The world's top drug firm announced plans to capture greater revenue in the emerging markets of Latin America, Eastern Europe and Asia, with a particular focus on penetrating "the growing and untapped market" of middle-income patients living in these markets.
"We see a range of promising growth opportunities over the next three to five years where we will take advantage of our global scale," said Ian Read, president of Worldwide Pharmaceutical Operations.
"By pursuing growth strategies in the right geographies, with the right products and business models, we will drive change and seize opportunities," he said.
The company is particularly eyeing the $47bn emerging Asian pharmaceutical market and pointed to four drivers that it believes will help it enlarge its business in the region, including "expanding its existing presence in high growth markets, building leadership in oncology, tailoring portfolio offerings to local market needs and taking greater advantage of global manufacturing and R&D in Asia".
As an example, Pfizer plans to expand its current operations in China six-fold, from the 110 cities it now serves to more than 650 cities.
"Growing established products (medicines that have lost or will soon lose patent protection), launching new products and reaching more patients will enable Pfizer to continue to capitalize on its strong base in China", the firm said.
The country is expected to be one of the world's top five healthcare markets as early as 2010.

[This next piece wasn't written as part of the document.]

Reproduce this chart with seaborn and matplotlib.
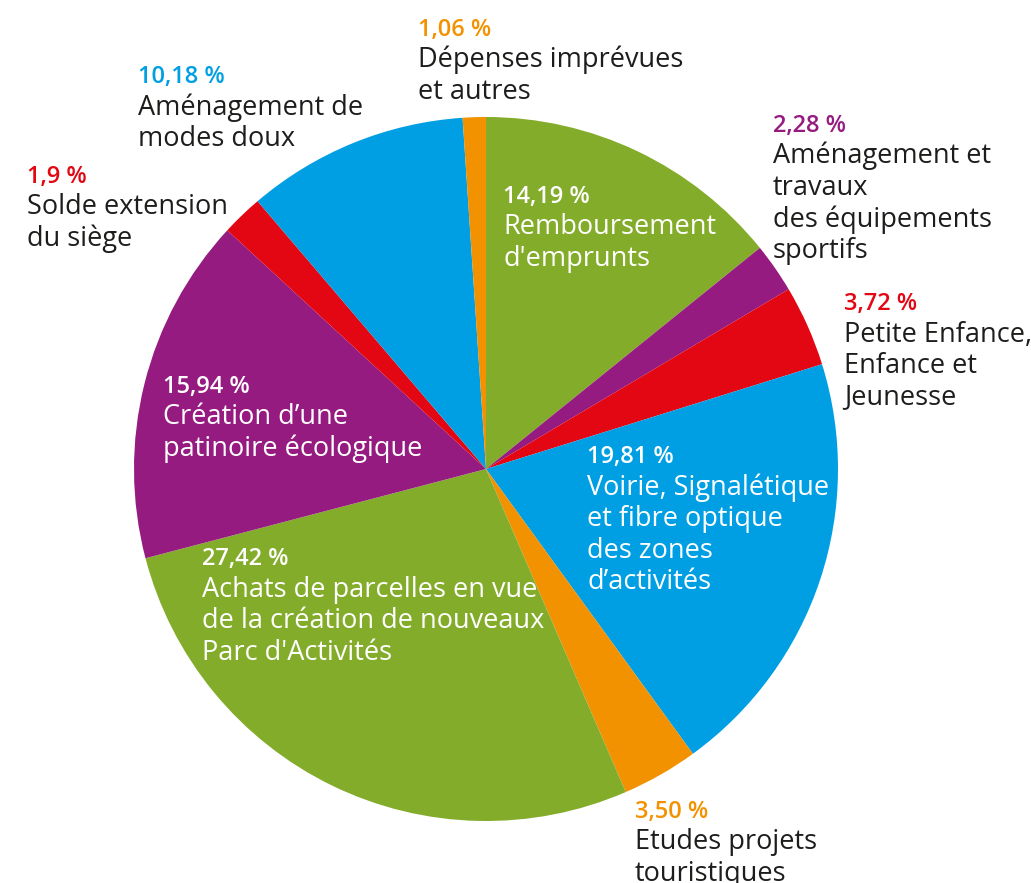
import seaborn as sns
import matplotlib.pyplot as plt

# slices, clockwise from 12 o'clock
categories = ["Remboursement\nd'emprunts",
              "Aménagement et\ntravaux\ndes équipements\nsportifs",
              "Petite Enfance,\nEnfance et\nJeunesse",
              "Voirie, Signalétique\net fibre optique\ndes zones\nd\u2019activités",
              "Etudes projets\ntouristiques",
              "Achats de parcelles en vue\nde la création de nouveaux\nParc d'Activités",
              "Création d\u2019une\npatinoire écologique",
              "Solde extension\ndu siège",
              "Aménagement de\nmodes doux",
              "Dépenses imprévues\net autres"]
values = [14.19, 2.28, 3.72, 19.81, 3.50, 27.42, 15.94, 1.9, 10.18, 1.06]
pct_labels = ["14,19 %", "2,28 %", "3,72 %", "19,81 %", "3,50 %",
              "27,42 %", "15,94 %", "1,9 %", "10,18 %", "1,06 %"]
inside = [True, False, False, True, False, True, True, False, False, False]

GREEN, PURPLE, RED, BLUE, ORANGE = "#84ac2b", "#951b81", "#e30613", "#009fe3", "#f39200"
colors = [GREEN, PURPLE, RED, BLUE, ORANGE, GREEN, PURPLE, RED, BLUE, ORANGE]

# layout (pixels of the 1031x883 image): pie centre/radius, label anchors
W, H = 1031, 883
CX, CY, R = 486, 469, 352
label_pos = [(503, 203), (773, 132), (844, 310), (587, 463), (635, 818),
             (202, 565), (163, 393), (27, 183), (138, 83), (418, 36)]
PITCH = 31.5

sns.set_theme(style="white")
plt.rcParams["font.family"] = ["Open Sans", "DejaVu Sans"]

fig = plt.figure(figsize=(W / 100, H / 100), dpi=100)
fig.patch.set_facecolor("white")
ax = fig.add_axes([0, 0, 1, 1])

ax.pie(values, colors=colors, startangle=90, counterclock=False,
       radius=1, center=(0, 0), wedgeprops=dict(linewidth=0))

ax.set_xlim(-CX / R, (W - CX) / R)
ax.set_ylim(-(H - CY) / R, CY / R)
ax.set_aspect("equal", adjustable="box")
ax.axis("off")


def to_data(x, y):
    return (x - CX) / R, (CY - y) / R


for cat, pct, ins, col, (x, y) in zip(categories, pct_labels, inside, colors, label_pos):
    pct_col = "white" if ins else col
    txt_col = "white" if ins else "#1d1d1b"
    px, py = to_data(x, y)
    ax.text(px, py, pct, color=pct_col, fontsize=17, fontweight="semibold",
            va="baseline", ha="left")
    for i, line in enumerate(cat.split("\n")):
        lx, ly = to_data(x, y + PITCH * (i + 1))
        ax.text(lx, ly, line, color=txt_col, fontsize=19.5, va="baseline", ha="left")

fig.savefig("out.png", dpi=100, facecolor="white")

Through these plans, Pfizer said it expects to reinforce its market leadership and increase its market share in the Asia region by 2 per cent to reach 6 per cent by 2012.
Moreover, the firm recently formed an Established Products business unit within its Worldwide Pharmaceutical Operations, with the goal of achieving double-digit growth in the global market for established medicines, through product enhancements and reformulations, pursuing new indications for niche markets, and intensifying late-stage lifecycle plans.
Pfizer said that the newly formed unit will "execute growth strategies tailored to the unique needs of branded emerging markets (such as China, India, Brazil and Russia), branded traditional markets (such as Japan, Western Europe and South Korea), and intellectual-property-driven markets (such as the United States and Canada)".
Meanwhile, the company is also intent on supplementing its internal R&D efforts with external science to help ensure a healthy pipeline.
Through partnership arrangements, Pfizer added seven clinical candidates, including 4 biologics, in 2007 in prioritised disease areas.
Pfizer's pipeline has been criticised from many quarters of late, with even the company's new president of global R&D previously stating: "I'm the first to admit [the drug pipeline] is not as rich as I'd like it to be."
The firm has indicated that it will look to bolster its Asian R&D efforts in particular to tap into this burgeoning marketplace, targeting China, India, Japan and South Korea.
"We are meaningfully diversifying our risk, which will be a significant advantage to us as we compete in this fast-changing marketplace", said Read.
Meanwhile, company chief financial officer Frank D'Amelio reaffirmed that the firm is intent on creating a lower, more flexible cost base to align with revenues, through initiatives such as increasing outsourced manufacturing and further reducing its global real estate presence.
"We are proactively managing our total cost structure to do what is necessary to size the company appropriately to align with our revenues so that we deliver growing profitability after the Lipitor loss of exclusivity," said D'Amelio.
"As a result, we expect to continue to generate industry-leading operating margins in a percentage range of the mid-to high-30s."